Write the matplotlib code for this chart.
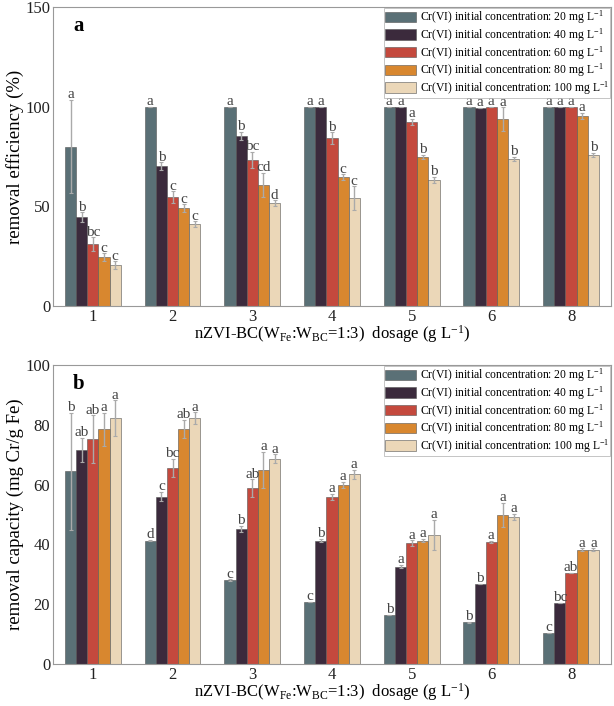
import matplotlib
matplotlib.use('Agg')
import matplotlib.pyplot as plt
import numpy as np

plt.rcParams['font.family'] = 'Liberation Serif'
plt.rcParams['mathtext.fontset'] = 'custom'
plt.rcParams['mathtext.rm'] = 'Liberation Serif'
plt.rcParams['mathtext.it'] = 'Liberation Serif:italic'

# %%
# data

dosages = ['1', '2', '3', '4', '5', '6', '8']
concs = ['20', '40', '60', '80', '100']
colors = ['#5a7076', '#3b2a3c', '#c4493d', '#d8872f', '#ebd7b8']

eff = [
    [80.0, 100, 100, 100, 100, 100, 100],
    [44.5, 70.0, 85.3, 100, 100, 99.5, 100],
    [31.0, 54.5, 73.2, 84.1, 92.5, 100, 100],
    [24.4, 49.0, 60.9, 64.5, 75.0, 93.6, 95.3],
    [20.4, 41.0, 51.5, 54.0, 63.2, 74.0, 76.0],
]
eff_err = [
    [23.5, 0, 0, 0, 0, 0, 0],
    [2.5, 2.0, 2.0, 0, 0, 0, 0],
    [3.5, 3.0, 4.0, 3.0, 1.5, 0, 0],
    [2.0, 2.0, 6.0, 1.5, 1.0, 6.0, 1.5],
    [2.0, 1.5, 1.5, 6.0, 1.5, 1.0, 1.0],
]
eff_letters = [
    ['a', 'a', 'a', 'a', 'a', 'a', 'a'],
    ['b', 'b', 'b', 'a', 'a', 'a', 'a'],
    ['bc', 'c', 'bc', 'b', 'a', 'a', 'a'],
    ['c', 'c', 'cd', 'c', 'b', 'a', 'a'],
    ['c', 'c', 'd', 'c', 'b', 'b', 'b'],
]

cap = [
    [64.4, 41.3, 28.0, 20.9, 16.5, 13.9, 10.4],
    [71.6, 56.0, 45.3, 41.3, 32.6, 26.8, 20.4],
    [75.2, 65.6, 58.8, 55.8, 40.4, 40.8, 30.6],
    [78.5, 78.7, 65.0, 59.9, 41.3, 49.9, 38.2],
    [82.2, 82.2, 68.6, 63.5, 43.2, 49.3, 38.2],
]
cap_err = [
    [19.5, 0.3, 0.3, 0, 0, 0.2, 0],
    [4.0, 1.5, 1.0, 0.5, 0.5, 0, 0],
    [8.0, 3.0, 3.0, 1.0, 1.0, 0.5, 0],
    [5.5, 3.0, 6.0, 1.0, 0.5, 4.0, 0.5],
    [6.0, 2.0, 1.5, 1.5, 5.0, 1.0, 0.5],
]
cap_letters = [
    ['b', 'd', 'c', 'c', 'b', 'b', 'c'],
    ['ab', 'c', 'b', 'b', 'a', 'b', 'bc'],
    ['ab', 'bc', 'ab', 'a', 'a', 'a', 'ab'],
    ['a', 'ab', 'a', 'a', 'a', 'a', 'a'],
    ['a', 'a', 'a', 'a', 'a', 'a', 'a'],
]

# %%

fig = plt.figure(figsize=(6.14, 7.06), dpi=100)
ax1 = fig.add_axes([0.0863, 0.5666, 0.9087, 0.4234])
ax2 = fig.add_axes([0.0863, 0.0595, 0.9087, 0.4235])

x = np.arange(len(dosages))
width = 0.14
xlabel = r'nZVI-BC(W$_{\rm Fe}$:W$_{\rm BC}$=1:3)  dosage (g L$^{-1}$)'


def draw(ax, vals, errs, letters, ymax, yticks, ylabel, tag):
    for i in range(len(concs)):
        pos = x + (i - 2) * width
        ax.bar(pos, vals[i], width, color=colors[i], edgecolor='#555555',
               linewidth=0.4, zorder=2,
               label='Cr(VI) initial concentration: %s mg L$^{-1}$' % concs[i])
        ax.errorbar(pos, vals[i], yerr=errs[i], fmt='none', ecolor='#aaaaaa',
                    elinewidth=1, capsize=1.5, capthick=0.8, zorder=3)
        for p, v, e, t in zip(pos, vals[i], errs[i], letters[i]):
            ax.annotate(t, (p, v + e), xytext=(0, 1.2),
                        textcoords='offset points', ha='center',
                        va='baseline', fontsize=11, color='#444444')
    ax.set_xlim(-0.5, 6.5)
    ax.set_ylim(0, ymax)
    ax.set_yticks(yticks)
    ax.set_xticks(x)
    ax.set_xticklabels(dosages)
    ax.tick_params(length=0, labelsize=12, colors='#222222', pad=2)
    for s in ax.spines.values():
        s.set_color('#999999')
        s.set_linewidth(0.8)
    ax.set_ylabel(ylabel, fontsize=13.5, labelpad=1)
    ax.text(0.045, 0.935, tag, transform=ax.transAxes, fontsize=15,
            fontweight='bold', va='center', ha='center')
    leg = ax.legend(loc='upper right', fontsize=8.4, frameon=True,
                    fancybox=False, borderaxespad=0.05, handlelength=2.7,
                    handleheight=1.0, handletextpad=0.3, labelspacing=0.0,
                    borderpad=0.1)
    leg.get_frame().set_edgecolor('#aaaaaa')
    leg.get_frame().set_linewidth(0.6)


draw(ax1, eff, eff_err, eff_letters, 150, [0, 50, 100, 150],
     'removal efficiency (%)', 'a')
ax1.set_xlabel(xlabel, fontsize=12, labelpad=-1)

draw(ax2, cap, cap_err, cap_letters, 100, [0, 20, 40, 60, 80, 100],
     'removal capacity (mg Cr/g Fe)', 'b')
ax2.set_xlabel(xlabel, fontsize=12, labelpad=-1)

fig.savefig('out.png', dpi=100)
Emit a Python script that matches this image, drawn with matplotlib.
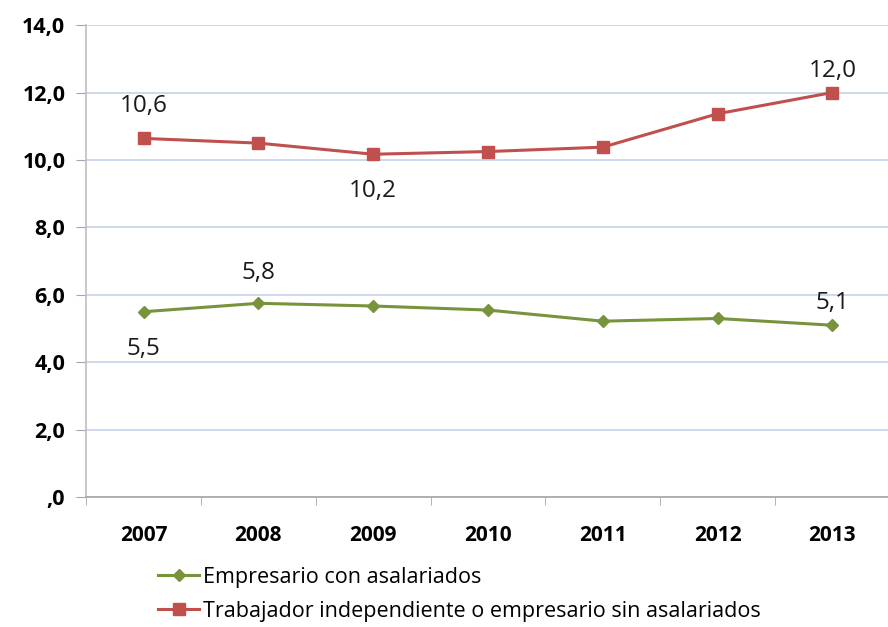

------------------------------------------------------------

> _What to work on_
Output the data above without changes, apart from leaving out the pictures.

> _Written reply_
Write the matplotlib code for this chart.
import matplotlib
matplotlib.use('Agg')
import matplotlib.pyplot as plt
import numpy as np

plt.rcParams['font.family'] = 'Liberation Serif'
plt.rcParams['mathtext.fontset'] = 'custom'
plt.rcParams['mathtext.rm'] = 'Liberation Serif'
plt.rcParams['mathtext.it'] = 'Liberation Serif:italic'

# %%
# data

dosages = ['1', '2', '3', '4', '5', '6', '8']
concs = ['20', '40', '60', '80', '100']
colors = ['#5a7076', '#3b2a3c', '#c4493d', '#d8872f', '#ebd7b8']

eff = [
    [80.0, 100, 100, 100, 100, 100, 100],
    [44.5, 70.0, 85.3, 100, 100, 99.5, 100],
    [31.0, 54.5, 73.2, 84.1, 92.5, 100, 100],
    [24.4, 49.0, 60.9, 64.5, 75.0, 93.6, 95.3],
    [20.4, 41.0, 51.5, 54.0, 63.2, 74.0, 76.0],
]
eff_err = [
    [23.5, 0, 0, 0, 0, 0, 0],
    [2.5, 2.0, 2.0, 0, 0, 0, 0],
    [3.5, 3.0, 4.0, 3.0, 1.5, 0, 0],
    [2.0, 2.0, 6.0, 1.5, 1.0, 6.0, 1.5],
    [2.0, 1.5, 1.5, 6.0, 1.5, 1.0, 1.0],
]
eff_letters = [
    ['a', 'a', 'a', 'a', 'a', 'a', 'a'],
    ['b', 'b', 'b', 'a', 'a', 'a', 'a'],
    ['bc', 'c', 'bc', 'b', 'a', 'a', 'a'],
    ['c', 'c', 'cd', 'c', 'b', 'a', 'a'],
    ['c', 'c', 'd', 'c', 'b', 'b', 'b'],
]

cap = [
    [64.4, 41.3, 28.0, 20.9, 16.5, 13.9, 10.4],
    [71.6, 56.0, 45.3, 41.3, 32.6, 26.8, 20.4],
    [75.2, 65.6, 58.8, 55.8, 40.4, 40.8, 30.6],
    [78.5, 78.7, 65.0, 59.9, 41.3, 49.9, 38.2],
    [82.2, 82.2, 68.6, 63.5, 43.2, 49.3, 38.2],
]
cap_err = [
    [19.5, 0.3, 0.3, 0, 0, 0.2, 0],
    [4.0, 1.5, 1.0, 0.5, 0.5, 0, 0],
    [8.0, 3.0, 3.0, 1.0, 1.0, 0.5, 0],
    [5.5, 3.0, 6.0, 1.0, 0.5, 4.0, 0.5],
    [6.0, 2.0, 1.5, 1.5, 5.0, 1.0, 0.5],
]
cap_letters = [
    ['b', 'd', 'c', 'c', 'b', 'b', 'c'],
    ['ab', 'c', 'b', 'b', 'a', 'b', 'bc'],
    ['ab', 'bc', 'ab', 'a', 'a', 'a', 'ab'],
    ['a', 'ab', 'a', 'a', 'a', 'a', 'a'],
    ['a', 'a', 'a', 'a', 'a', 'a', 'a'],
]

# %%

fig = plt.figure(figsize=(6.14, 7.06), dpi=100)
ax1 = fig.add_axes([0.0863, 0.5666, 0.9087, 0.4234])
ax2 = fig.add_axes([0.0863, 0.0595, 0.9087, 0.4235])

x = np.arange(len(dosages))
width = 0.14
xlabel = r'nZVI-BC(W$_{\rm Fe}$:W$_{\rm BC}$=1:3)  dosage (g L$^{-1}$)'


def draw(ax, vals, errs, letters, ymax, yticks, ylabel, tag):
    for i in range(len(concs)):
        pos = x + (i - 2) * width
        ax.bar(pos, vals[i], width, color=colors[i], edgecolor='#555555',
               linewidth=0.4, zorder=2,
               label='Cr(VI) initial concentration: %s mg L$^{-1}$' % concs[i])
        ax.errorbar(pos, vals[i], yerr=errs[i], fmt='none', ecolor='#aaaaaa',
                    elinewidth=1, capsize=1.5, capthick=0.8, zorder=3)
        for p, v, e, t in zip(pos, vals[i], errs[i], letters[i]):
            ax.annotate(t, (p, v + e), xytext=(0, 1.2),
                        textcoords='offset points', ha='center',
                        va='baseline', fontsize=11, color='#444444')
    ax.set_xlim(-0.5, 6.5)
    ax.set_ylim(0, ymax)
    ax.set_yticks(yticks)
    ax.set_xticks(x)
    ax.set_xticklabels(dosages)
    ax.tick_params(length=0, labelsize=12, colors='#222222', pad=2)
    for s in ax.spines.values():
        s.set_color('#999999')
        s.set_linewidth(0.8)
    ax.set_ylabel(ylabel, fontsize=13.5, labelpad=1)
    ax.text(0.045, 0.935, tag, transform=ax.transAxes, fontsize=15,
            fontweight='bold', va='center', ha='center')
    leg = ax.legend(loc='upper right', fontsize=8.4, frameon=True,
                    fancybox=False, borderaxespad=0.05, handlelength=2.7,
                    handleheight=1.0, handletextpad=0.3, labelspacing=0.0,
                    borderpad=0.1)
    leg.get_frame().set_edgecolor('#aaaaaa')
    leg.get_frame().set_linewidth(0.6)


draw(ax1, eff, eff_err, eff_letters, 150, [0, 50, 100, 150],
     'removal efficiency (%)', 'a')
ax1.set_xlabel(xlabel, fontsize=12, labelpad=-1)

draw(ax2, cap, cap_err, cap_letters, 100, [0, 20, 40, 60, 80, 100],
     'removal capacity (mg Cr/g Fe)', 'b')
ax2.set_xlabel(xlabel, fontsize=12, labelpad=-1)

fig.savefig('out.png', dpi=100)
Emit a Python script that matches this image, drawn with matplotlib.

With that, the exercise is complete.